Wednesday, November 18, 2015

Rubric




1. I need to work on integrating my argument in to the body of my paper better so that there is a continuous flow to the paper and it is not hard to fallow.
2. I feel like my thesis statement and conclusion are well illustrated but they could use more clearly defined support.
3. I believe that my paper is well organized and well worded and after the above corrections are made I would give myself an A/B.



https://hbuhsd.instructure.com/courses/5131/pages/rubrics

Tuesday, November 17, 2015

Rubric Criteria

Organization: I would say that I am on the cusp of an A maybe in the B area. My paragraphs are organized, with suitable topic sentences and effective transitions, but the length of my paragraphs are way to long. I have struggled to break up paragraphs in a logical fashion my whole academic career with a fear that I would break up my paragraphs in a way that is detrimental to my overall paper. After talking with Prof. Jenn, I think that I am more comfortable and confident in splitting up my paragraphs and going to do so that way I can be in the solid A range.

Use of a counterargument: I provide a counterargument that is clear with equal representation. I refute this counterargument in a way that strengthens my overall point. I would give myself an A in this category.

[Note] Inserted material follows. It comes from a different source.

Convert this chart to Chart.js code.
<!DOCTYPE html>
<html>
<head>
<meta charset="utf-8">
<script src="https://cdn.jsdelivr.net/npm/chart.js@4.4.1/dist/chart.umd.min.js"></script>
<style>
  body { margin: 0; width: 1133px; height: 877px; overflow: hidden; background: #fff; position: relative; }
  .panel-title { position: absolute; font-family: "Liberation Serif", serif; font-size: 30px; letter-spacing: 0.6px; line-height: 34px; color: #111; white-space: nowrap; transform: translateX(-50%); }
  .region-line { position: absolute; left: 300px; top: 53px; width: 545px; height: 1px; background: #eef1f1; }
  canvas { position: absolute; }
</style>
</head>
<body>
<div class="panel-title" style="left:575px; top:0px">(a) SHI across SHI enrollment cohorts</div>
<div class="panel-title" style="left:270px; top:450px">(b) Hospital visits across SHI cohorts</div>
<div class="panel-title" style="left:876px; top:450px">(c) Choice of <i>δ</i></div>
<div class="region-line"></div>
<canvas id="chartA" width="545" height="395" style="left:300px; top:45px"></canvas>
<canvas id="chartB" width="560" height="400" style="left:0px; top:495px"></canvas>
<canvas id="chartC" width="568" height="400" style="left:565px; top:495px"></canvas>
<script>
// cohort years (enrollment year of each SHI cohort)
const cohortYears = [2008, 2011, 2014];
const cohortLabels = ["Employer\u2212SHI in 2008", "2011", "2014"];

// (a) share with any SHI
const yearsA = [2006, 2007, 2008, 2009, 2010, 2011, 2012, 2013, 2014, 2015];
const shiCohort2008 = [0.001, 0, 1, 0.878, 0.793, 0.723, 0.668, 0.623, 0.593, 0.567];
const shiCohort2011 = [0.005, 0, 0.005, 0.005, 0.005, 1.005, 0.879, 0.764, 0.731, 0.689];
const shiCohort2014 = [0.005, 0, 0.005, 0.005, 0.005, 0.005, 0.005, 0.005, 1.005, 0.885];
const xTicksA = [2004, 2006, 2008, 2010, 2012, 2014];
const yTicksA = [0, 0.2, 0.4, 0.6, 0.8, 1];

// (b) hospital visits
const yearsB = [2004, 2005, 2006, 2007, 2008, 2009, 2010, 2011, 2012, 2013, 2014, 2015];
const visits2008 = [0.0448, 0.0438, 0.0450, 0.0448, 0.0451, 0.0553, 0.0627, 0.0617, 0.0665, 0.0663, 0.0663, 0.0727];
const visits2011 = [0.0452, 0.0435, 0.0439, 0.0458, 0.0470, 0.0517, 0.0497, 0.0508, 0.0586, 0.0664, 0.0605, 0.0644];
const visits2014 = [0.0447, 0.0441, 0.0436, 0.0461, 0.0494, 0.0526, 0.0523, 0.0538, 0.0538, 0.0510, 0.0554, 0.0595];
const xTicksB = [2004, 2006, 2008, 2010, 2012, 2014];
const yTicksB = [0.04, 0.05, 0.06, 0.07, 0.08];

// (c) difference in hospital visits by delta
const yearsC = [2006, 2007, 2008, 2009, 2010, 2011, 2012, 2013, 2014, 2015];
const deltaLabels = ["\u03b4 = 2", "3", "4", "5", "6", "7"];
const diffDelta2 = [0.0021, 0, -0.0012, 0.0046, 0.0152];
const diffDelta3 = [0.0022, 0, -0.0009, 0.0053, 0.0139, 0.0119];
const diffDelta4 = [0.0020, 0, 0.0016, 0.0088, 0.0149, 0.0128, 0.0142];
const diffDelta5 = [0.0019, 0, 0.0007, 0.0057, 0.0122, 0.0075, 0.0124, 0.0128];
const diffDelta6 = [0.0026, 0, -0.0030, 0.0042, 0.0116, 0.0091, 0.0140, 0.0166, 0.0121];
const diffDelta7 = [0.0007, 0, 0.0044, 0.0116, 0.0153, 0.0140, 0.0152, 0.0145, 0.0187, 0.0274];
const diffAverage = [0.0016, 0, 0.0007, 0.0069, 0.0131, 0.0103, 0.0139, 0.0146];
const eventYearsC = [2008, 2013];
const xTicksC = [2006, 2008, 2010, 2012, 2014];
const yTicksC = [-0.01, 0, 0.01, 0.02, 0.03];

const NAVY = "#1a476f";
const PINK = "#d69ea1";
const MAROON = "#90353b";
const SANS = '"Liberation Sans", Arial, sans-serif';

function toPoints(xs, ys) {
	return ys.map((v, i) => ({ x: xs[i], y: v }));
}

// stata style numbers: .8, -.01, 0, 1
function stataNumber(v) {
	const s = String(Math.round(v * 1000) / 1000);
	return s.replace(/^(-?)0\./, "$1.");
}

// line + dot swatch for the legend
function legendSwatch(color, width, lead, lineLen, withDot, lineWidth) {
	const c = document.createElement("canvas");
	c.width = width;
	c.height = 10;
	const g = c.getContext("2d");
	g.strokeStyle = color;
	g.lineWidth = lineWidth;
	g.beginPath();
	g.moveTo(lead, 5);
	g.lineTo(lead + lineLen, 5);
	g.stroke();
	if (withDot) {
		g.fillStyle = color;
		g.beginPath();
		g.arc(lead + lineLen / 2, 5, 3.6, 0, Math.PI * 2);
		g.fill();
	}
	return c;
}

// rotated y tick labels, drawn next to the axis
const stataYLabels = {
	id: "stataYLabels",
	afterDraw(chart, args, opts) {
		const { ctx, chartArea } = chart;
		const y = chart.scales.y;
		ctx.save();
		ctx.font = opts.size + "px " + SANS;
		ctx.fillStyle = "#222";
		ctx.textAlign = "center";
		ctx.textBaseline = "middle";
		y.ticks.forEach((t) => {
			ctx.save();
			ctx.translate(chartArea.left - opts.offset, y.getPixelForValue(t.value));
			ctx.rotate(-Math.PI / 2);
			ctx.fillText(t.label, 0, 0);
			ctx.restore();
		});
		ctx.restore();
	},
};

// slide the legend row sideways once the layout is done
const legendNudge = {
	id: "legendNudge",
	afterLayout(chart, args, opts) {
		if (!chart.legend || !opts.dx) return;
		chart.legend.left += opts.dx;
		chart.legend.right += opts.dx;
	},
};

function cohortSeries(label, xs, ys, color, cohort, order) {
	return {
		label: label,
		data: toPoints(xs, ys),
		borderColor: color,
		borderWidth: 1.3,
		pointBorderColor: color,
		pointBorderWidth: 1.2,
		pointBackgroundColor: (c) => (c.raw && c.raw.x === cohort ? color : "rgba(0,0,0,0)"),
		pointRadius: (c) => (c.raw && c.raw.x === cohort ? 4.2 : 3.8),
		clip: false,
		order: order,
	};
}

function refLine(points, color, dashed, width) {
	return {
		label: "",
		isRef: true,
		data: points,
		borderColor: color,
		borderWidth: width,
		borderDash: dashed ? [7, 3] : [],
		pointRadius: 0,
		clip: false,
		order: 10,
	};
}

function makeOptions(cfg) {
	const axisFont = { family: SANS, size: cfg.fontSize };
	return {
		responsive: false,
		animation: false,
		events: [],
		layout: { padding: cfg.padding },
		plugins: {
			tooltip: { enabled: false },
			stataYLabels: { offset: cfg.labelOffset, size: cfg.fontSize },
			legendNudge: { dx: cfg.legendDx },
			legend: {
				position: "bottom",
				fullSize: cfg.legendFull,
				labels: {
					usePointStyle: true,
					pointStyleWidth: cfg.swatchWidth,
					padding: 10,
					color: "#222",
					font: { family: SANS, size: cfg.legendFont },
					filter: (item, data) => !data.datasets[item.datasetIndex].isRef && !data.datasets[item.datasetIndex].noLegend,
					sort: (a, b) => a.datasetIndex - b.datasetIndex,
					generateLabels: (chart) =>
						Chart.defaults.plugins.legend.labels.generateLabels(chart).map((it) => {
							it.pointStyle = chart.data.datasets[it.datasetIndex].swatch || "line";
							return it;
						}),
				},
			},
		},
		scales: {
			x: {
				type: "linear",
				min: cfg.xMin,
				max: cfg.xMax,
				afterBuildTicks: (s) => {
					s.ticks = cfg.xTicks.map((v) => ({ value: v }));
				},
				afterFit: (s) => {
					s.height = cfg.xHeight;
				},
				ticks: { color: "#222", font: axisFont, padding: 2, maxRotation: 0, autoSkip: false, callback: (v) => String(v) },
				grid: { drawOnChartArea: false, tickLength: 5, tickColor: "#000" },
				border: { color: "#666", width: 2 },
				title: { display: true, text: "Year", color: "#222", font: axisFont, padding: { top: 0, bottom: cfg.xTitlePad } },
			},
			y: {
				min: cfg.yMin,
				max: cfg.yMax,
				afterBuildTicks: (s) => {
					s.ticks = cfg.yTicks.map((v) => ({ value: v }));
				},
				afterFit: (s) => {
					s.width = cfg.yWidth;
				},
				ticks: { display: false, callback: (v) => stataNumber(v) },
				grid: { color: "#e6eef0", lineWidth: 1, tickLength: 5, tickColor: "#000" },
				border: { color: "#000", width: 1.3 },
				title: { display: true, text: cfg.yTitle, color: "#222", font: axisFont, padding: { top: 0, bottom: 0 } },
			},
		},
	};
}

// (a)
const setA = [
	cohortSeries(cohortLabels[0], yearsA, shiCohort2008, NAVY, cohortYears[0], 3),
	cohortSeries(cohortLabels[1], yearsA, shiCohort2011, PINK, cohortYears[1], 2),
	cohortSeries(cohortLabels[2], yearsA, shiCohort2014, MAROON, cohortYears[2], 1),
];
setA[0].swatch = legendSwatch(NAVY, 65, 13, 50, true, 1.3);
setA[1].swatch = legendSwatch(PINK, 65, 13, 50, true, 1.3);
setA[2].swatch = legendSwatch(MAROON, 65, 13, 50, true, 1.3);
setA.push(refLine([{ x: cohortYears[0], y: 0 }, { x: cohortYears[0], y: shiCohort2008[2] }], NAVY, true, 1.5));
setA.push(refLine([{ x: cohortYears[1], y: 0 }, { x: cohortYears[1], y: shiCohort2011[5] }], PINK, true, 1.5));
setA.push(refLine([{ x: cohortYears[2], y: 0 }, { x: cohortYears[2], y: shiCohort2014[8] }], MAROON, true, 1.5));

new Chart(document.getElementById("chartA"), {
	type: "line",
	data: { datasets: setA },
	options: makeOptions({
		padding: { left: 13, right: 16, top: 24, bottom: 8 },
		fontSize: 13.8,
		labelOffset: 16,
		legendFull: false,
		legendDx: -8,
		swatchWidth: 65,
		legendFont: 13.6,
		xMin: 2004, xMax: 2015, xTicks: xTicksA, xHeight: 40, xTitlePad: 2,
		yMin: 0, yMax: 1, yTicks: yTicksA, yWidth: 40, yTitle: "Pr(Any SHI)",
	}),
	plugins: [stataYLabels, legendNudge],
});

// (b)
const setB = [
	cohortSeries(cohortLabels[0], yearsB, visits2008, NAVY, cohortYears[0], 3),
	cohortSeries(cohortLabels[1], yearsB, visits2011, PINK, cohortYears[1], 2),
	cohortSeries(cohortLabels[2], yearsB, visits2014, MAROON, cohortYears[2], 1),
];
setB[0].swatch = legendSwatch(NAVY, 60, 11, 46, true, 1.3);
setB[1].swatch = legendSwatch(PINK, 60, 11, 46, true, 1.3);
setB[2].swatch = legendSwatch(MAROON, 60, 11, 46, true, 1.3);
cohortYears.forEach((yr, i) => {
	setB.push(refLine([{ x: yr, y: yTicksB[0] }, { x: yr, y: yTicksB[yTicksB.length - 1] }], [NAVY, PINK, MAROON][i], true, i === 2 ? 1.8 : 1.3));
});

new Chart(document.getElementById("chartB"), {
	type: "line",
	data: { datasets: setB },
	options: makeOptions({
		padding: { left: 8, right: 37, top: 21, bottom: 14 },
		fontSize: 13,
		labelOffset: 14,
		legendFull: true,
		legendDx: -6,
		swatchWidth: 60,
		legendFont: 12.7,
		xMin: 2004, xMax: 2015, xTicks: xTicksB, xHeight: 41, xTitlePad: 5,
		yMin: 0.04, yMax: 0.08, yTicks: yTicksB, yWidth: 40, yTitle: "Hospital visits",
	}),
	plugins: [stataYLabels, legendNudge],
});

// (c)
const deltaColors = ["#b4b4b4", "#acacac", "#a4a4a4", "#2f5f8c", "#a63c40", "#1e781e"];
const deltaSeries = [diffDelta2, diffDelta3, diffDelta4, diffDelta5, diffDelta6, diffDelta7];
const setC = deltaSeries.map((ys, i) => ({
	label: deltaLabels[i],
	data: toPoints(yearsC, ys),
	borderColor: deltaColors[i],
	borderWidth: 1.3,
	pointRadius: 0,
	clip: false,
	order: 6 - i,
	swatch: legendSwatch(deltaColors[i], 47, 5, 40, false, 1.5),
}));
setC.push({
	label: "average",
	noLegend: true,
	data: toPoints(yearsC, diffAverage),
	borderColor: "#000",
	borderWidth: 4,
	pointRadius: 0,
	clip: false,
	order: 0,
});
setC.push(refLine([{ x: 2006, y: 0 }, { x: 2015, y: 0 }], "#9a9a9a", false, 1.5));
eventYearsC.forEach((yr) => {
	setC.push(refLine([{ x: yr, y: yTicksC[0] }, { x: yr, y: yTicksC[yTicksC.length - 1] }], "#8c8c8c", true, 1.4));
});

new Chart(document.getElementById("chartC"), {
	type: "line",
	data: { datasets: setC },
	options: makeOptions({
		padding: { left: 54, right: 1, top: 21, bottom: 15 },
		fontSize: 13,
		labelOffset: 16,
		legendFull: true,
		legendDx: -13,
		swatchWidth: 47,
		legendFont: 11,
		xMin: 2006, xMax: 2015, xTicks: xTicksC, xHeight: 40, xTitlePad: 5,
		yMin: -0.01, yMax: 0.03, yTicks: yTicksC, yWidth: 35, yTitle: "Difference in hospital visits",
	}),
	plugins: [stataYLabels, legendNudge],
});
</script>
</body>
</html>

Integrating sources: I did not just plop a quote into the middle of a paragraph, rather I made sure that I lead into each quote to create a flow to my paper. I think that this was effectively done and I would give myself an A in this category.

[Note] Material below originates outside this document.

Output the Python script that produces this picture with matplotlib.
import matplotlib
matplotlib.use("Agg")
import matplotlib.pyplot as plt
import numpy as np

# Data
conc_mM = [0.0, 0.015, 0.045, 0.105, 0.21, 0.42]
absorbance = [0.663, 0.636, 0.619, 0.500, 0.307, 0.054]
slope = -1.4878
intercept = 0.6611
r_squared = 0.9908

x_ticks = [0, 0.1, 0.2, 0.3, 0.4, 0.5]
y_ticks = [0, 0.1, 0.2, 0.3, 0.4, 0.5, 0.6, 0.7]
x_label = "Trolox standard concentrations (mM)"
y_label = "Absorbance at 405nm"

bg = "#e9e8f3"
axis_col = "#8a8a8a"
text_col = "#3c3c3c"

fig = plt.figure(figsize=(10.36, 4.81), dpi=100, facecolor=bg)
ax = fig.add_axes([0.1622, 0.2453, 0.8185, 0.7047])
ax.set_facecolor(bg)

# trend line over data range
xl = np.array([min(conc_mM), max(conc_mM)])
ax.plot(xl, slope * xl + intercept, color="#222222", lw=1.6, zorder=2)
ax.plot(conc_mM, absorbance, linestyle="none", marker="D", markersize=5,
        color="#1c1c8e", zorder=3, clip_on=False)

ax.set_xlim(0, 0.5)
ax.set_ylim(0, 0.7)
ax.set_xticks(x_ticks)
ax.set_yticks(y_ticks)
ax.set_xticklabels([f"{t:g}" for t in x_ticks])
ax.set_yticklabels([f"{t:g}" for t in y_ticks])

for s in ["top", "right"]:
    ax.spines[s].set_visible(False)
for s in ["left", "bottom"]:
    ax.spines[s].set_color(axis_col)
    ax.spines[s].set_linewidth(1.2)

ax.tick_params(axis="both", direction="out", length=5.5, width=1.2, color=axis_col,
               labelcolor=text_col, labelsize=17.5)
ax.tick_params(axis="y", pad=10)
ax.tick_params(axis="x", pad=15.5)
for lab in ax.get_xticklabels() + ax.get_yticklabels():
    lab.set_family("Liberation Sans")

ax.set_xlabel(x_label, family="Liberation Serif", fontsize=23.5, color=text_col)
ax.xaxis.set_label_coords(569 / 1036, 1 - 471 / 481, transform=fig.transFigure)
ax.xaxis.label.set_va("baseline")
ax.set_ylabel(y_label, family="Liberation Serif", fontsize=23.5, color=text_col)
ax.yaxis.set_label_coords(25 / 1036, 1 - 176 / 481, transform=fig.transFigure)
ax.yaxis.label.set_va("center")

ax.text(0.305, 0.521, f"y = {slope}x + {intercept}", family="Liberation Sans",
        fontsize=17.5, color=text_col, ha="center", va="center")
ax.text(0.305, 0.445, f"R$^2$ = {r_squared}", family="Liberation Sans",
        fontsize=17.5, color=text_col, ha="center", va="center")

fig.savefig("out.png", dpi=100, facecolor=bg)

Reasoning/Logic of argument: I believe that my argument is very logically sound which allows for it to be easily accepted. I think my ample support makes that reader more likely to agree with what I am saying. I would give myself and A/B in this category.

Photo from: https://upload.wikimedia.org/wikipedia/commons/8/83/Rubric.jpg

Rubric Criteria

1.

I have been working more on my academic tone and making sure that it sounds professional. Also the structure of each individual paragraph could be more organized.

2.

source: fisherprice.com

I noticed I need to go through and make sure that all of my paragraphs and statements are actually necessary to my argument.


3.

I need to work on having a stronger thesis and conclusion. I know that they are there but they aren't as prominent as they should be.

-Kristen Skuba

Rubric Criteria

Things I need to improve on:

1. I need to narrow down my thesis and topic development. I talk about a wide variety of topics, so I will narrow it down to around three specific parts of organic food.
2. I need to add a counterargument. I originally thought my counter argument would be that organic food is expensive, however I am thinking about adding another counter argument.
3. My organization is not great. I need to add better transitions, as well as reorganize my thesis and topic development points.

Thursday, November 12, 2015

Improvements


Four ways that I improved my draft:

1.In one of my quotations Euginea found that one of the words did not make sense, so I went back to the website and found that I accidentally wrote pronounces instead of pronounced and made that change.
2.In my second paragraph I found that one of my sentences was unclear so I added specificity. I change the sentence “When these children start to apply for jobs, they are going to need these skills in order to be successful” to “When these children start to apply for jobs, they are going to both of these skills in order to be successful”. At first it sounded as though you needed only one of these skills when in fact I was trying to say that it is imperative to have a balance of both.
3.There is an are in my paragraph about how homework can be counterproductive where I explain how spot checking can be bad for a child’s education. I had someone that reviewed my paper say that I should delete it, but I felt that it was needed to get my point across. I may end up deleting it before the final draft is complete.
4.I made small grammatical changes.



Three ways that Lucas improved his draft from my suggestions:

1.He used more in text citations but still did not include in text cites for all of the sources that he listed.
2.He shortened the distance between the title and the first paragraph. This is something that makes the essay look more professional, which could attend to his credibility.
3.He reorganized the paper so that there was more of a logical sequence. For example, he talked about Mexico in the beginning of his essay then again later on, so in order to create flow he moved the two paragraphs one after the other.

4.He did not change his works cited page, something that he still needs to improve upon.